- What to do -
Leave out the pictures and retype only the lines from the opening line to the line that holds "plt.rcParams['font.size'] = 6", both ends included.

- Data provided -
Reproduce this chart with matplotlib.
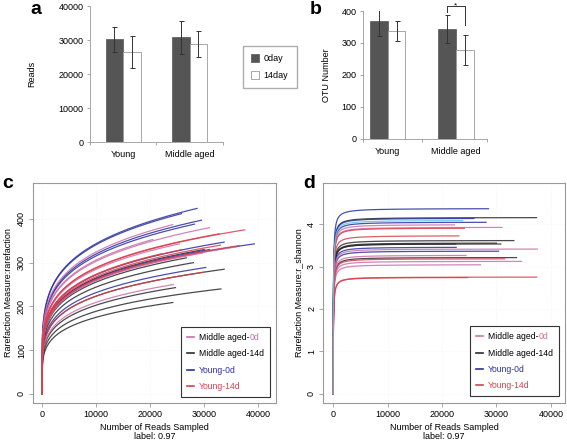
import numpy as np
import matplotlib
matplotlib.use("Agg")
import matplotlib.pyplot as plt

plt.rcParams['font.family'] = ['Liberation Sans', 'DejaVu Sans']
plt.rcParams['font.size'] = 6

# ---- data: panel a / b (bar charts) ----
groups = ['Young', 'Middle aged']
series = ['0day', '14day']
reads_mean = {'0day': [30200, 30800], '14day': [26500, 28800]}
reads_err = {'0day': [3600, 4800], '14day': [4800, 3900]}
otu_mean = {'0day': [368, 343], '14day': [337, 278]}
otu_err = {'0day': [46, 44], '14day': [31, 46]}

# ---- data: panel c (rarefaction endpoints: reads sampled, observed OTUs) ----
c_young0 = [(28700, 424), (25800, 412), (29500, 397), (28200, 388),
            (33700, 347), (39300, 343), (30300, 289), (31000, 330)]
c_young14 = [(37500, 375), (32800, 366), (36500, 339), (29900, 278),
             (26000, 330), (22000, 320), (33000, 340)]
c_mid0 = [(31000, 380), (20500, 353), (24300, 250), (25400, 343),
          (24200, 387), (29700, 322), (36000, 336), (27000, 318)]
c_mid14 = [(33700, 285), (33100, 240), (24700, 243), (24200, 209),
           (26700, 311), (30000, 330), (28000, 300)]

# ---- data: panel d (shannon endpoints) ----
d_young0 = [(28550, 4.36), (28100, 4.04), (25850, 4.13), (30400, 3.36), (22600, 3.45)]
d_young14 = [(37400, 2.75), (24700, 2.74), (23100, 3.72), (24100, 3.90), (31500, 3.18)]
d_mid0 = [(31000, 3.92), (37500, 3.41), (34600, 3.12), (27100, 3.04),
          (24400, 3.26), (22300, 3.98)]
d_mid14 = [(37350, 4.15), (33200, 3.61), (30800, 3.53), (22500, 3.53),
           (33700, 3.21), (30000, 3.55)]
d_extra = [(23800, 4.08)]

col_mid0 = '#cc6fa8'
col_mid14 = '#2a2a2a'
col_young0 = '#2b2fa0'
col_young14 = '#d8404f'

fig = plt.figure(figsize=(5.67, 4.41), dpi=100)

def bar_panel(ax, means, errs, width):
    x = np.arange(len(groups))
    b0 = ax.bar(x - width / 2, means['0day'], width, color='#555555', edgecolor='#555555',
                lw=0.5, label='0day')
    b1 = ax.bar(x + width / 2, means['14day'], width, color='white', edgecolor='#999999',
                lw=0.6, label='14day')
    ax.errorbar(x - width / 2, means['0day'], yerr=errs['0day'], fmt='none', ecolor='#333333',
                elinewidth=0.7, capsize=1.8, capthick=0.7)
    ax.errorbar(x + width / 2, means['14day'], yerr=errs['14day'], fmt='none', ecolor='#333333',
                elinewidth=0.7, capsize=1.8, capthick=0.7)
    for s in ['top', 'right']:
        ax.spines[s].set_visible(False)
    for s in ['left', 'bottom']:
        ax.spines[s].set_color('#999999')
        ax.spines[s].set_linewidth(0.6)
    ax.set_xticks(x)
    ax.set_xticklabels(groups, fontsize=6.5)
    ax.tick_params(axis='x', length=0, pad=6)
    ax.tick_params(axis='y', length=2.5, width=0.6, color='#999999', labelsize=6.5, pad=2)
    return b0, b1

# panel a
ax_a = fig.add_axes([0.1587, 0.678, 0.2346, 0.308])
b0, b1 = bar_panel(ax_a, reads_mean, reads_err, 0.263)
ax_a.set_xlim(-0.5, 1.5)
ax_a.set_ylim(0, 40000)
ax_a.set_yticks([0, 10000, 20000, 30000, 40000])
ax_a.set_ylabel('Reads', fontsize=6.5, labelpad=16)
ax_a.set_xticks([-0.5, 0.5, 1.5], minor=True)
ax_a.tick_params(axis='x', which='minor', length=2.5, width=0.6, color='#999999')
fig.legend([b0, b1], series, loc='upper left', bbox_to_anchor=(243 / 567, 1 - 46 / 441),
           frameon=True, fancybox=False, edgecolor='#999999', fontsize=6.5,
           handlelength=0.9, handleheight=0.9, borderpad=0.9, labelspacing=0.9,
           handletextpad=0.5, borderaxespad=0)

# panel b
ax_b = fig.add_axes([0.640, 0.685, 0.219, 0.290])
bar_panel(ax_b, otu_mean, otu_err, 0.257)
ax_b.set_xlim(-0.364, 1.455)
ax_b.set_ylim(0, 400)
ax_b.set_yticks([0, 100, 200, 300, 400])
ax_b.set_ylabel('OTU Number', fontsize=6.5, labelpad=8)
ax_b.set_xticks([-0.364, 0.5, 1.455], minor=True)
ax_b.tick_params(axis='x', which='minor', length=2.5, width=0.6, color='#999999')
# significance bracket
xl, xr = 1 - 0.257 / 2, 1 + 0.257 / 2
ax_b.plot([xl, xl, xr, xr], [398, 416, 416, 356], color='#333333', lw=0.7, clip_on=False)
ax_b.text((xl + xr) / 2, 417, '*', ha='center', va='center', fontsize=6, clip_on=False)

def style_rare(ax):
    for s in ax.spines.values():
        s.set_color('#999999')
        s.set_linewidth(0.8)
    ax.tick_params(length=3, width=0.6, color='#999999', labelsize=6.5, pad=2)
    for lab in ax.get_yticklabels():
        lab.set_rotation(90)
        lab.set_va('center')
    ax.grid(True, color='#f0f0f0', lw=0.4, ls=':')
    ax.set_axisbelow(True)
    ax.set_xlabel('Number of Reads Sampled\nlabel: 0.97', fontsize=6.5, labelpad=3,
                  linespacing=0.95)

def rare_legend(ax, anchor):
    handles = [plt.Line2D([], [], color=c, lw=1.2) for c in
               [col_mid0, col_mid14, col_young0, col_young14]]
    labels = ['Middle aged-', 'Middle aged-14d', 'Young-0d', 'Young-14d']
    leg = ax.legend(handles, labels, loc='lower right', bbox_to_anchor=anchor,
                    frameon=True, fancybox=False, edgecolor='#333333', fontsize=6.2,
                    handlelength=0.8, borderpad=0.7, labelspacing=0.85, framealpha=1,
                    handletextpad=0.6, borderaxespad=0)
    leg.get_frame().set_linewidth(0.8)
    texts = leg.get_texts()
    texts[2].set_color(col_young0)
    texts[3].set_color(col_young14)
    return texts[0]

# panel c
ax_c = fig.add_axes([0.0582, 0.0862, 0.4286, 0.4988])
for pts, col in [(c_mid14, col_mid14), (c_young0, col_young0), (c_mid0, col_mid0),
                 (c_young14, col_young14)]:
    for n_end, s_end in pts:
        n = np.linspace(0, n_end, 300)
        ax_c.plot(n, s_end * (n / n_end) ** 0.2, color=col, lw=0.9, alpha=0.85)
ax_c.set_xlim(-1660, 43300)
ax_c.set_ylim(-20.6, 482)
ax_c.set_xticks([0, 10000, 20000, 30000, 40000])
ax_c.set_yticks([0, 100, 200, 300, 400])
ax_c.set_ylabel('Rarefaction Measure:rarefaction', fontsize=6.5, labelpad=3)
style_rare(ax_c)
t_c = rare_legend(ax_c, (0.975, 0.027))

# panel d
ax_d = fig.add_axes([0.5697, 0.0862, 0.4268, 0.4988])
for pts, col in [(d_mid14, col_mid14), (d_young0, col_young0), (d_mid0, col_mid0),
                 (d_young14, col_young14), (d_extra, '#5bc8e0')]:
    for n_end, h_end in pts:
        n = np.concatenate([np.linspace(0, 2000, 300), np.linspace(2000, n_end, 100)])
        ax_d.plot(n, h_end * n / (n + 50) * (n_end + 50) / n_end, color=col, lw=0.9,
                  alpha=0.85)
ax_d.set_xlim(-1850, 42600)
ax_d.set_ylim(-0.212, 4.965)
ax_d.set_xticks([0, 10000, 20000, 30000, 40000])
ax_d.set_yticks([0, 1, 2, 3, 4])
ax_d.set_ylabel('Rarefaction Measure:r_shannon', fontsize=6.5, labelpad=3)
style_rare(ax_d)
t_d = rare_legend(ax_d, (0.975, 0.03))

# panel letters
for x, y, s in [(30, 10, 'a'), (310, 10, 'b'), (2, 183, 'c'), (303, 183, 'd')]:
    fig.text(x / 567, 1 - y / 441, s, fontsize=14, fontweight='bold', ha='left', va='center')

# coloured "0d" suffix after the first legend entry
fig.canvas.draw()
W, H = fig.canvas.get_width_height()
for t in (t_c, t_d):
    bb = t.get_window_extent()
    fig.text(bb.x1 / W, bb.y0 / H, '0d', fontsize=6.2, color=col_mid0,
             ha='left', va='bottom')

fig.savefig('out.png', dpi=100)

- Written reply -
Reproduce this chart with matplotlib.
import numpy as np
import matplotlib
matplotlib.use("Agg")
import matplotlib.pyplot as plt

plt.rcParams['font.family'] = ['Liberation Sans', 'DejaVu Sans']
plt.rcParams['font.size'] = 6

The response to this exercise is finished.